_Do this_: Return each line of the listing below, unchanged, and omit the images.

═══ Available data ═══

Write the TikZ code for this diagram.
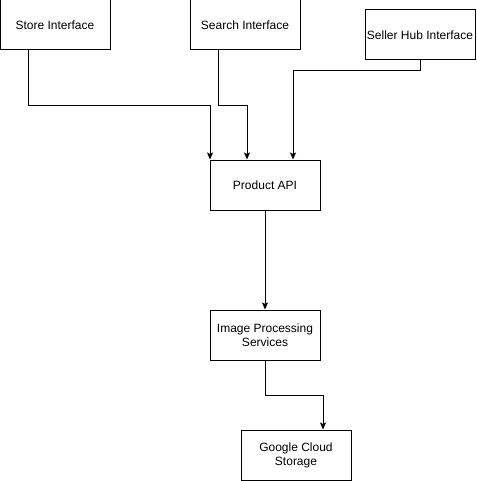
\documentclass[tikz,border=0pt]{standalone}
\usepackage{fontspec}
\setmainfont{Liberation Sans}
\usetikzlibrary{arrows.meta}
\begin{document}
\begin{tikzpicture}[x=1pt,y=-1pt,
  box/.style={draw,line width=1pt,minimum width=110pt,minimum height=50pt,inner sep=0pt,align=center,font=\fontsize{12}{14}\selectfont},
  arr/.style={draw,line width=1pt,-{Stealth[length=7pt,width=6pt,inset=1.5pt]}}]
\useasboundingbox (0,0) rectangle (476,481);
\node[box] (store) at (55,25) {Store Interface};
\node[box] (search) at (245,25) {Search Interface};
\node[box] (seller) at (420,35) {Seller Hub Interface};
\node[box] (api) at (265,185) {Product API};
\node[box] (img) at (265,335) {Image Processing\\Services};
\node[box] (gcs) at (296,455) {Google Cloud\\Storage};
\draw[arr] ([xshift=-27pt]store.south) -- ++(0,55) -| ([xshift=-55pt]api.north);
\draw[arr] ([xshift=-27pt]search.south) -- ++(0,55) -| ([xshift=-18pt]api.north);
\draw[arr] (seller.south) -- ++(0,10) -| ([xshift=28pt]api.north);
\draw[arr] (api.south) -- (img.north);
\draw[arr] (img.south) -- ++(0,35) -| ([xshift=27pt]gcs.north);
\end{tikzpicture}
\end{document}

═══

_Exercise solution_:
Write the TikZ code for this diagram.
\documentclass[tikz,border=0pt]{standalone}
\usepackage{fontspec}
\setmainfont{Liberation Sans}
\usetikzlibrary{arrows.meta}
\begin{document}
\begin{tikzpicture}[x=1pt,y=-1pt,
  box/.style={draw,line width=1pt,minimum width=110pt,minimum height=50pt,inner sep=0pt,align=center,font=\fontsize{12}{14}\selectfont},
  arr/.style={draw,line width=1pt,-{Stealth[length=7pt,width=6pt,inset=1.5pt]}}]
\useasboundingbox (0,0) rectangle (476,481);
\node[box] (store) at (55,25) {Store Interface};
\node[box] (search) at (245,25) {Search Interface};
\node[box] (seller) at (420,35) {Seller Hub Interface};
\node[box] (api) at (265,185) {Product API};
\node[box] (img) at (265,335) {Image Processing\\Services};
\node[box] (gcs) at (296,455) {Google Cloud\\Storage};
\draw[arr] ([xshift=-27pt]store.south) -- ++(0,55) -| ([xshift=-55pt]api.north);
\draw[arr] ([xshift=-27pt]search.south) -- ++(0,55) -| ([xshift=-18pt]api.north);
\draw[arr] (seller.south) -- ++(0,10) -| ([xshift=28pt]api.north);
\draw[arr] (api.south) -- (img.north);
\draw[arr] (img.south) -- ++(0,35) -| ([xshift=27pt]gcs.north);
\end{tikzpicture}
\end{document}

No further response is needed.